Rows from a dataset of charts and code
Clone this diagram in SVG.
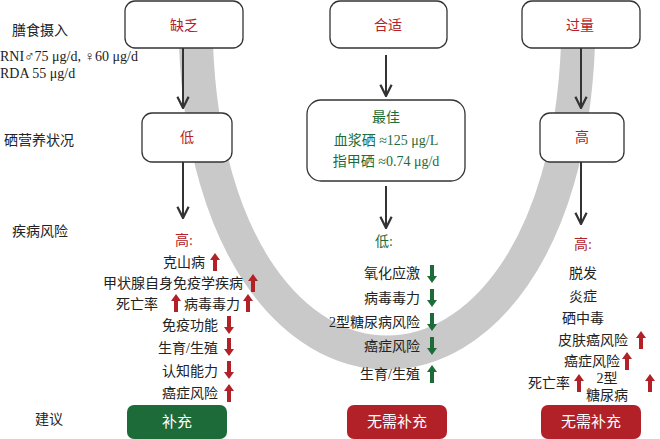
<svg xmlns="http://www.w3.org/2000/svg" xmlns:xlink="http://www.w3.org/1999/xlink" width="660" height="439" viewBox="0 0 660 439">
<style>
text{font-family:"Liberation Serif","Noto Sans CJK SC",serif;font-size:14px;fill:#222}
.box{fill:#fff;stroke:#333;stroke-width:1.3}
.red{fill:#b22028}.grn{fill:#1e6b3a}.w{fill:#fff;font-size:15px}
.ln{stroke:#333;stroke-width:2;fill:none}
</style>
<defs>
<marker id="ah" viewBox="0 0 10 10" refX="9" refY="5" markerWidth="7" markerHeight="7" orient="auto"><path d="M1 1L9 5L1 9" fill="none" stroke="#333" stroke-width="1.6"/></marker>
<path id="up" d="M0-9L5-2H2V9H-2V-2H-5Z"/>
<path id="dn" d="M0 9L5 2H2V-9H-2V2H-5Z"/>
</defs>
<path d="M196 45C212 455 562 455 578 45" fill="none" stroke="#c9c9c9" stroke-width="34"/>
<g id="connectors">
<path class="ln" d="M183 48V108" marker-end="url(#ah)"/>
<path class="ln" d="M183 162V218" marker-end="url(#ah)"/>
<path class="ln" d="M386 55V96" marker-end="url(#ah)"/>
<path class="ln" d="M386 186V228" marker-end="url(#ah)"/>
<path class="ln" d="M581 48V108" marker-end="url(#ah)"/>
<path class="ln" d="M581 162V224" marker-end="url(#ah)"/>
</g>
<g id="labels">
<text x="12" y="35" font-size="15">膳食摄入</text>
<text x="0" y="61" font-size="13">RNI♂75 μg/d, ♀60 μg/d</text>
<text x="0" y="78" font-size="13">RDA 55 μg/d</text>
<text x="4" y="145" font-size="15">硒营养状况</text>
<text x="12" y="236" font-size="15">疾病风险</text>
<text x="35" y="424" font-size="15">建议</text>
</g>
<g id="n-lack"><rect class="box" x="125" y="1" width="118" height="47" rx="10"/><text class="red" x="184" y="30" text-anchor="middle">缺乏</text></g>
<g id="n-ok"><rect class="box" x="330" y="1" width="117" height="47" rx="10"/><text class="red" x="388" y="30" text-anchor="middle">合适</text></g>
<g id="n-over"><rect class="box" x="522" y="1" width="118" height="47" rx="10"/><text class="red" x="580" y="30" text-anchor="middle">过量</text></g>
<g id="n-low"><rect class="box" x="142" y="113" width="90" height="49" rx="10"/><text class="red" x="187" y="142" text-anchor="middle">低</text></g>
<g id="n-best"><rect class="box" x="307" y="100" width="158" height="81" rx="14"/>
<text class="grn" x="386" y="122" text-anchor="middle">最佳</text>
<text class="grn" x="386" y="145" text-anchor="middle">血浆硒 ≈125 μg/L</text>
<text class="grn" x="386" y="166" text-anchor="middle">指甲硒 ≈0.74 μg/d</text></g>
<g id="n-high"><rect class="box" x="540" y="113" width="84" height="49" rx="10"/><text class="red" x="582" y="142" text-anchor="middle">高</text></g>
<g id="risk-left">
<text class="red" x="184" y="245" text-anchor="middle">高:</text>
<text x="205" y="267" text-anchor="end">克山病</text><use href="#up" x="215" y="262" class="red"/>
<text x="243" y="288" text-anchor="end">甲状腺自身免疫学疾病</text><use href="#up" x="253" y="283" class="red"/>
<text x="158" y="309" text-anchor="end">死亡率</text><use href="#up" x="176" y="303" class="red"/>
<text x="240" y="309" text-anchor="end">病毒毒力</text><use href="#up" x="248" y="303" class="red"/>
<text x="218" y="330" text-anchor="end">免疫功能</text><use href="#dn" x="229" y="325" class="red"/>
<text x="218" y="353" text-anchor="end">生育/生殖</text><use href="#dn" x="229" y="347" class="red"/>
<text x="218" y="376" text-anchor="end">认知能力</text><use href="#dn" x="229" y="370" class="red"/>
<text x="218" y="398" text-anchor="end">癌症风险</text><use href="#up" x="229" y="393" class="red"/>
</g>
<g id="risk-mid">
<text class="grn" x="384" y="246" text-anchor="middle">低:</text>
<text x="420" y="278" text-anchor="end">氧化应激</text><use href="#dn" x="432" y="274" class="grn"/>
<text x="420" y="303" text-anchor="end">病毒毒力</text><use href="#dn" x="432" y="298" class="grn"/>
<text x="420" y="327" text-anchor="end">2型糖尿病风险</text><use href="#dn" x="432" y="322" class="grn"/>
<text x="420" y="351" text-anchor="end">癌症风险</text><use href="#dn" x="432" y="346" class="grn"/>
<text x="420" y="379" text-anchor="end">生育/生殖</text><use href="#up" x="432" y="374" class="grn"/>
</g>
<g id="risk-right">
<text class="red" x="583" y="249" text-anchor="middle">高:</text>
<text x="583" y="278" text-anchor="middle">脱发</text>
<text x="583" y="301" text-anchor="middle">炎症</text>
<text x="583" y="323" text-anchor="middle">硒中毒</text>
<text x="628" y="345" text-anchor="end">皮肤癌风险</text><use href="#up" x="641" y="340" class="red"/>
<text x="620" y="366" text-anchor="end">癌症风险</text><use href="#up" x="627" y="361" class="red"/>
<text x="570" y="388" text-anchor="end">死亡率</text><use href="#up" x="579" y="383" class="red"/>
<text x="607" y="383" text-anchor="middle">2型</text>
<text x="607" y="400" text-anchor="middle">糖尿病</text><use href="#up" x="650" y="383" class="red"/>
</g>
<g id="b-sup"><rect class="grn" x="127" y="405" width="100" height="34" rx="7"/><text class="w" x="177" y="427" text-anchor="middle">补充</text></g>
<g id="b-no1"><rect class="red" x="347" y="405" width="100" height="34" rx="7"/><text class="w" x="397" y="427" text-anchor="middle">无需补充</text></g>
<g id="b-no2"><rect class="red" x="541" y="405" width="100" height="34" rx="7"/><text class="w" x="591" y="427" text-anchor="middle">无需补充</text></g>
</svg>
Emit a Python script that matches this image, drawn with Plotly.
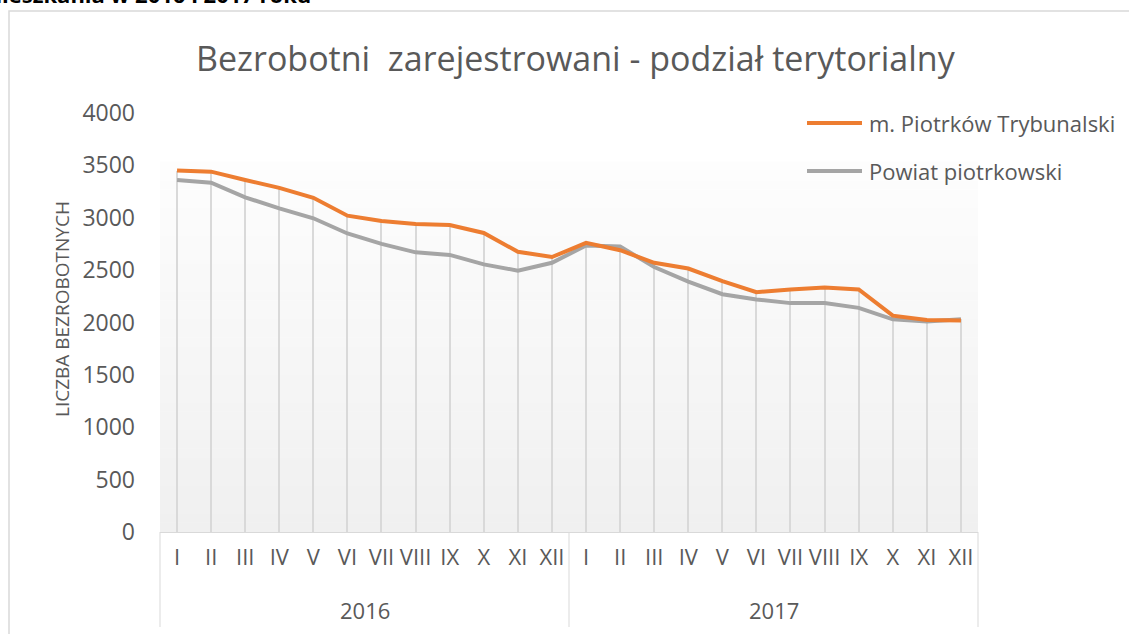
import plotly.graph_objects as go

# ---------------- data ----------------
years = ["2016"] * 12 + ["2017"] * 12
months = ["I", "II", "III", "IV", "V", "VI", "VII", "VIII", "IX", "X", "XI", "XII"] * 2
piotrkow = [3450, 3440, 3360, 3285, 3190, 3020, 2970, 2940, 2930, 2855, 2675, 2625,
            2760, 2690, 2570, 2515, 2395, 2290, 2315, 2335, 2315, 2065, 2025, 2020]
powiat = [3360, 3335, 3195, 3090, 2995, 2850, 2750, 2670, 2645, 2555, 2495, 2570,
          2735, 2725, 2530, 2390, 2270, 2220, 2185, 2185, 2140, 2030, 2010, 2030]
series_names = ["m. Piotrków Trybunalski", "Powiat piotrkowski"]
y_ticks = [0, 500, 1000, 1500, 2000, 2500, 3000, 3500, 4000]
title_text = "Bezrobotni  zarejestrowani - podział terytorialny"
y_title = "LICZBA BEZROBOTNYCH"
top_text = "Bezrobotni według miejsca zamieszkania w 2016 i 2017 roku"

# ---------------- style ----------------
ORANGE = "#ED7D31"
GRAY = "#A5A5A5"
TXT = "#595959"
GRID = "#D9D9D9"
FONT = "Open Sans"

W, H = 1129, 634
L, R, T, B = 160, 151, 113, 102
pw, ph = W - L - R, H - T - B


def px_x(px):
    return (px - L) / pw


def px_y(py):
    return (H - B - py) / ph


fig = go.Figure()

# unique category keys, shown with month labels
keys = [f"{m} {y}" for m, y in zip(months, years)]
ncat = len(keys)
drop = [max(a, b) for a, b in zip(piotrkow, powiat)]

# drop lines (from the highest point of each category down to the axis)
fig.add_trace(go.Bar(x=keys, y=drop, width=0.035, marker=dict(color=GRID, line=dict(width=0)),
                     hoverinfo="skip", showlegend=False))

fig.add_trace(go.Scatter(x=keys, y=powiat, mode="lines", name=series_names[1],
                         line=dict(color=GRAY, width=4), showlegend=False))
fig.add_trace(go.Scatter(x=keys, y=piotrkow, mode="lines", name=series_names[0],
                         line=dict(color=ORANGE, width=4), showlegend=False))

shapes = []
# plot-area gradient (white at top -> light grey at bottom)
n = 40
top_p = px_y(162)
for i in range(n):
    y0 = top_p * i / n
    y1 = top_p * (i + 1) / n
    t = i / (n - 1)  # 0 at bottom, 1 at top
    c = int(round(240 + (253 - 240) * t))
    shapes.append(dict(type="rect", xref="paper", yref="paper", x0=0, x1=1, y0=y0, y1=y1 + 0.001,
                       fillcolor=f"rgb({c},{c},{c})", line=dict(width=0), layer="below"))

# chart border
shapes.append(dict(type="rect", xref="paper", yref="paper",
                   x0=px_x(9), x1=px_x(1140), y0=px_y(645), y1=px_y(11),
                   line=dict(color=GRID, width=1.5), fillcolor="rgba(0,0,0,0)"))

# year groups: dividers and centred labels
groups = []
for i, yv in enumerate(years):
    if not groups or groups[-1][0] != yv:
        groups.append([yv, i, i])
    else:
        groups[-1][2] = i
bounds = sorted({g[1] for g in groups} | {groups[-1][2] + 1})
for b in bounds:
    xp = b / ncat
    shapes.append(dict(type="line", xref="paper", yref="paper", x0=xp, x1=xp,
                       y0=px_y(627), y1=0, line=dict(color=GRID, width=1)))

# custom legend lines
for i, (nm, col) in enumerate(zip(series_names, [ORANGE, GRAY])):
    yy = px_y(123 + 48 * i)
    shapes.append(dict(type="line", xref="paper", yref="paper",
                       x0=px_x(807), x1=px_x(862), y0=yy, y1=yy,
                       line=dict(color=col, width=4)))

annotations = [
    dict(text=title_text, x=px_x(576), y=px_y(58), xref="paper", yref="paper",
         showarrow=False, xanchor="center", yanchor="middle",
         font=dict(family=FONT, size=34, color=TXT)),
    dict(text=y_title, x=px_x(62), y=px_y(309), xref="paper", yref="paper",
         showarrow=False, textangle=-90, xanchor="center", yanchor="middle",
         font=dict(family=FONT, size=19, color=TXT)),
    dict(text="<b>" + top_text + "</b>", x=px_x(313), y=px_y(-6), xref="paper", yref="paper",
         showarrow=False, xanchor="right", yanchor="middle",
         font=dict(family=FONT, size=22, color="#000000")),
]
for g in groups:
    annotations.append(dict(text=g[0], x=((g[1] + g[2]) / 2 + 0.5) / ncat, y=px_y(610),
                            xref="paper", yref="paper", showarrow=False,
                            xanchor="center", yanchor="middle",
                            font=dict(family=FONT, size=22, color=TXT)))
for i, nm in enumerate(series_names):
    annotations.append(dict(text=nm, x=px_x(867), y=px_y(123 + 48 * i), xref="paper", yref="paper",
                            showarrow=False, xanchor="left", yanchor="middle",
                            font=dict(family=FONT, size=22, color=TXT)))

fig.update_layout(
    width=W, height=H, autosize=False,
    margin=dict(l=L, r=R, t=T, b=B, pad=0),
    paper_bgcolor="white", plot_bgcolor="white",
    showlegend=False,
    shapes=shapes, annotations=annotations,
    bargap=0,
    font=dict(family=FONT, color=TXT),
)
fig.update_xaxes(
    type="category", categoryorder="array", categoryarray=keys,
    tickvals=keys, ticktext=months, range=[-0.5, ncat - 0.5],
    showgrid=False, zeroline=False,
    showline=True, linecolor=GRID, linewidth=1,
    ticks="", tickangle=0, ticklabelstandoff=6,
    tickfont=dict(family=FONT, size=22, color=TXT),
)
fig.update_yaxes(
    range=[0, 4000], tickvals=y_ticks, showgrid=False, zeroline=False, showline=False,
    ticks="", ticklabelstandoff=24,
    tickfont=dict(family=FONT, size=23, color=TXT),
)

fig.write_html("out.html", config={"displayModeBar": False},
               post_script="document.body.style.margin='0px';document.body.style.overflow='hidden';")
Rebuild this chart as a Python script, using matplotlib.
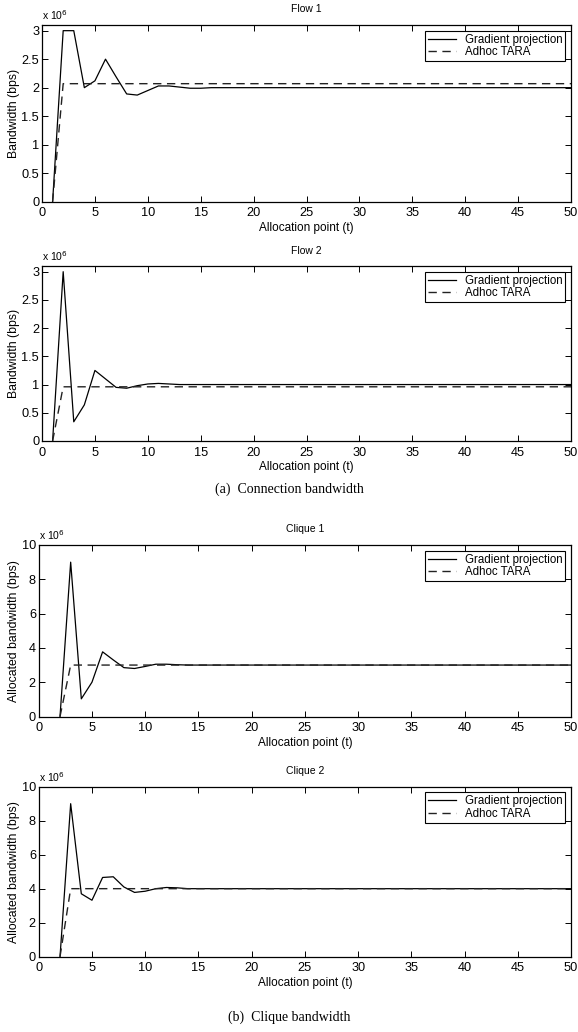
import numpy as np
import matplotlib
matplotlib.use('Agg')
import matplotlib.pyplot as plt
from matplotlib.ticker import FormatStrFormatter, MultipleLocator

plt.rcParams['font.family'] = ['Liberation Sans', 'DejaVu Sans']
plt.rcParams['font.size'] = 8.5

# allocation points t = 1..50, bandwidth in units of 10^6 bps
t = np.arange(1, 51)

flow1_gp = [0, 3.0, 3.0, 2.0, 2.12, 2.5, 2.19, 1.89, 1.87, 1.95,
            2.03, 2.03, 2.01, 1.99, 1.99] + [2.0] * 35
flow1_tara = [0] + [2.07] * 49

flow2_gp = [0, 3.0, 0.34, 0.64, 1.25, 1.1, 0.95, 0.935, 0.98, 1.01,
            1.02, 1.01, 1.0] + [1.0] * 37
flow2_tara = [0] + [0.96] * 49

clique1_gp = [np.nan, 0, 9.0, 1.03, 2.0, 3.77, 3.3, 2.85, 2.8, 2.92,
              3.05, 3.05, 3.02, 3.0] + [3.0] * 36
clique1_tara = [np.nan, 0] + [3.0] * 48

clique2_gp = [np.nan, 0, 9.0, 3.7, 3.32, 4.66, 4.7, 4.1, 3.78, 3.85,
              4.0, 4.07, 4.05, 4.0] + [4.0] * 36
clique2_tara = [np.nan, 0] + [4.0] * 48

panels = [
    ('Flow 1', flow1_gp, flow1_tara, 'Bandwidth (bps)', 3.1, 0.5),
    ('Flow 2', flow2_gp, flow2_tara, 'Bandwidth (bps)', 3.1, 0.5),
    ('Clique 1', clique1_gp, clique1_tara, 'Allocated bandwidth (bps)', 10, 2),
    ('Clique 2', clique2_gp, clique2_tara, 'Allocated bandwidth (bps)', 10, 2),
]

# axes rectangles in figure fractions: left, bottom, width, height
rects = [
    [0.0727, 0.8046, 0.9153, 0.1712],
    [0.0727, 0.5727, 0.9153, 0.1695],
    [0.0670, 0.3057, 0.9210, 0.1662],
    [0.0670, 0.0730, 0.9210, 0.1647],
]

fig = plt.figure(figsize=(5.78, 10.32), dpi=100)

for (title, gp, tara, ylabel, ytop, ystep), rect in zip(panels, rects):
    ax = fig.add_axes(rect)
    ax.plot(t, gp, color='black', lw=0.9, label='Gradient projection')
    ax.plot(t, tara, color='#222222', lw=1.0, ls=(0, (6, 4)), label='Adhoc TARA')
    ax.set_xlim(0, 50)
    ax.set_ylim(0, ytop)
    ax.xaxis.set_major_locator(MultipleLocator(5))
    ax.yaxis.set_major_locator(MultipleLocator(ystep))
    ax.yaxis.set_major_formatter(FormatStrFormatter('%g'))
    ax.tick_params(direction='in', top=True, right=True, length=4,
                   width=0.7, labelsize=9.2)
    ax.tick_params(axis='x', pad=4)
    ax.tick_params(axis='y', pad=2)
    for s in ax.spines.values():
        s.set_linewidth(0.9)
    ax.set_title(title, fontsize=7.5, pad=9)
    ax.set_xlabel('Allocation point (t)', fontsize=8.5, labelpad=2)
    ax.set_ylabel(ylabel, fontsize=8.8, labelpad=1)
    ax.text(0, 1.015, r'x 10$^{6}$', transform=ax.transAxes,
            ha='left', va='bottom', fontsize=7.5)
    leg = ax.legend(loc='upper right', fontsize=8.3, fancybox=False,
                    edgecolor='black', framealpha=1, borderaxespad=0.5,
                    handlelength=2.4, labelspacing=0.05, borderpad=0.25,
                    handletextpad=0.8)
    leg.get_frame().set_linewidth(0.8)

fig.text(0.5, 1 - 489 / 1032, '(a)  Connection bandwidth', ha='center',
         va='center', fontsize=10, family='Liberation Serif')
fig.text(0.5, 1 - 1017 / 1032, '(b)  Clique bandwidth', ha='center',
         va='center', fontsize=10, family='Liberation Serif')

fig.savefig('out.png', dpi=100)
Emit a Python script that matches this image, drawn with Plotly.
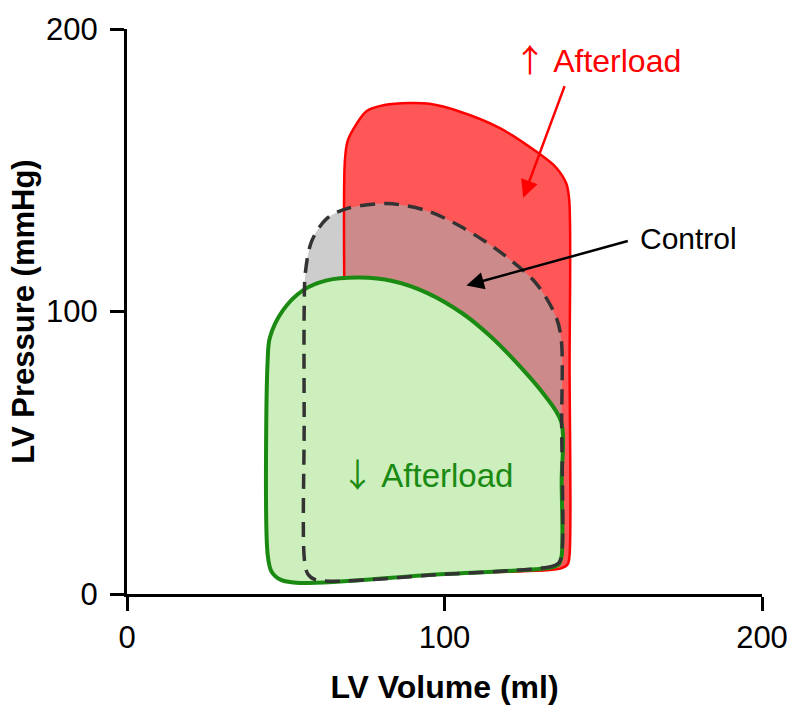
import plotly.graph_objects as go

# ---- data (LV volume in ml, LV pressure in mmHg) ----
high_vol = [100, 136.5, 138.8, 139.4, 139.4, 139.3, 138.4, 135.2, 129.9, 117.3, 104.7, 95.3, 89.0, 81.1, 75.5, 72.3, 69.5, 68.6, 68.6, 68.6, 69.5, 72.0, 100]
high_pres = [7.5, 9.0, 10.5, 14.0, 80.0, 139.2, 145.2, 150.9, 155.8, 165.0, 170.8, 173.5, 173.8, 173.1, 171.0, 166.4, 160.4, 153.0, 80.0, 12.0, 8.0, 6.2, 7.5]

control_vol = [100, 133.5, 136.0, 136.9, 136.9, 136.8, 135.2, 128.9, 118.2, 105.7, 94.3, 81.8, 69.2, 62.9, 58.2, 56.2, 55.8, 55.8, 55.9, 57.0, 59.5, 100]
control_pres = [7.0, 9.7, 11.0, 14.0, 60.0, 89.8, 97.9, 109.9, 120.5, 129.7, 135.7, 138.2, 136.4, 132.9, 125.0, 114.0, 100.0, 60.0, 12.0, 7.0, 5.0, 7.0]

low_vol = [95, 133.5, 136.0, 136.9, 136.9, 136.8, 130.8, 122.6, 114.2, 105.7, 94.3, 83.6, 73.3, 62.9, 55.3, 49.1, 45.0, 44.3, 44.3, 45.5, 48.5, 54.4, 95]
low_pres = [6.75, 9.4, 10.5, 13.5, 40.0, 60.8, 71.4, 82.0, 91.5, 99.3, 106.7, 110.8, 112.0, 111.0, 107.4, 100.4, 90.8, 82.7, 14.0, 8.0, 5.0, 3.9, 6.75]

x_ticks = [0, 100, 200]
y_ticks = [0, 100, 200]

FONT = "Liberation Sans, Arial, sans-serif"
ARROW_FONT = "'Noto Sans CJK JP'"
SM = 0.9

fig = go.Figure()

# increased afterload: fill
fig.add_trace(go.Scatter(x=high_vol, y=high_pres, mode="lines", fill="toself",
                         fillcolor="rgba(255,40,40,0.78)", line=dict(width=0, shape="spline", smoothing=SM),
                         hoverinfo="skip", showlegend=False))
# control fill
fig.add_trace(go.Scatter(x=control_vol, y=control_pres, mode="lines", fill="toself",
                         fillcolor="rgba(172,172,172,0.6)", line=dict(width=0, shape="spline", smoothing=SM),
                         hoverinfo="skip", showlegend=False))
# increased afterload: outline
fig.add_trace(go.Scatter(x=high_vol, y=high_pres, mode="lines",
                         line=dict(color="#ff0000", width=2.5, shape="spline", smoothing=SM),
                         hoverinfo="skip", showlegend=False))
# decreased afterload
fig.add_trace(go.Scatter(x=low_vol, y=low_pres, mode="lines", fill="toself",
                         fillcolor="rgb(205,239,189)",
                         line=dict(color="#1a8a12", width=4, shape="spline", smoothing=SM),
                         hoverinfo="skip", showlegend=False))
# control dashed outline
fig.add_trace(go.Scatter(x=control_vol, y=control_pres, mode="lines",
                         line=dict(color="#333333", width=3.5, dash="15px,9px", shape="spline", smoothing=SM),
                         hoverinfo="skip", showlegend=False))

# arrows
fig.add_annotation(x=124.8, y=140.3, ax=138, ay=180.3, xref="x", yref="y", axref="x", ayref="y",
                   text="", showarrow=True, arrowhead=2, arrowsize=1.4, arrowwidth=2.5, arrowcolor="#ff0000")
fig.add_annotation(x=106.9, y=109.2, ax=158.2, ay=125.1, xref="x", yref="y", axref="x", ayref="y",
                   text="", showarrow=True, arrowhead=2, arrowsize=1.4, arrowwidth=2.5, arrowcolor="#000000")

# labels
fig.add_annotation(x=121.3, y=189.8, xref="x", yref="y", xanchor="left",
                   text=f"<span style=\"font-family:{ARROW_FONT}\">↑</span> Afterload", showarrow=False,
                   font=dict(family=FONT, size=32, color="#ff0000"))
fig.add_annotation(x=161, y=125.8, xref="x", yref="y", text="Control", showarrow=False, xanchor="left",
                   font=dict(family=FONT, size=30, color="#000000"))
fig.add_annotation(x=66.8, y=42.8, xref="x", yref="y", xanchor="left",
                   text=f"<span style=\"font-family:{ARROW_FONT}\">↓</span> Afterload", showarrow=False,
                   font=dict(family=FONT, size=33, color="#1a8a12"))

fig.update_layout(
    width=800, height=719,
    margin=dict(l=127, r=35, t=28, b=125),
    paper_bgcolor="white", plot_bgcolor="white",
    font=dict(family=FONT, color="black"),
    xaxis=dict(range=[0, 200], tickvals=x_ticks, ticks="outside", ticklen=14, tickwidth=3,
               tickcolor="black", showline=True, linecolor="black", linewidth=3,
               showgrid=False, zeroline=False, tickfont=dict(size=31), ticklabelstandoff=0,
               title=dict(text="<b>LV Volume (ml)</b>", font=dict(size=32), standoff=22)),
    yaxis=dict(range=[0, 200], tickvals=y_ticks, ticks="outside", ticklen=14, tickwidth=3,
               tickcolor="black", showline=True, linecolor="black", linewidth=3,
               showgrid=False, zeroline=False, tickfont=dict(size=31), ticklabelstandoff=6,
               title=dict(text="<b>LV Pressure (mmHg)</b>", font=dict(size=31), standoff=3)),
)

fig.write_html("out.html")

→ REQUIRED WORK
Nothing but the lines from the one containing "Rebuild this chart" through the one containing "from matplotlib.ticker import" should be written out, exactly and with both ends. Pictures are left out.

→ SOLUTION TO THIS EXERCISE
Rebuild this chart as a Python script, using matplotlib.
import numpy as np
import matplotlib
matplotlib.use('Agg')
import matplotlib.pyplot as plt
from matplotlib.ticker import FormatStrFormatter, MultipleLocator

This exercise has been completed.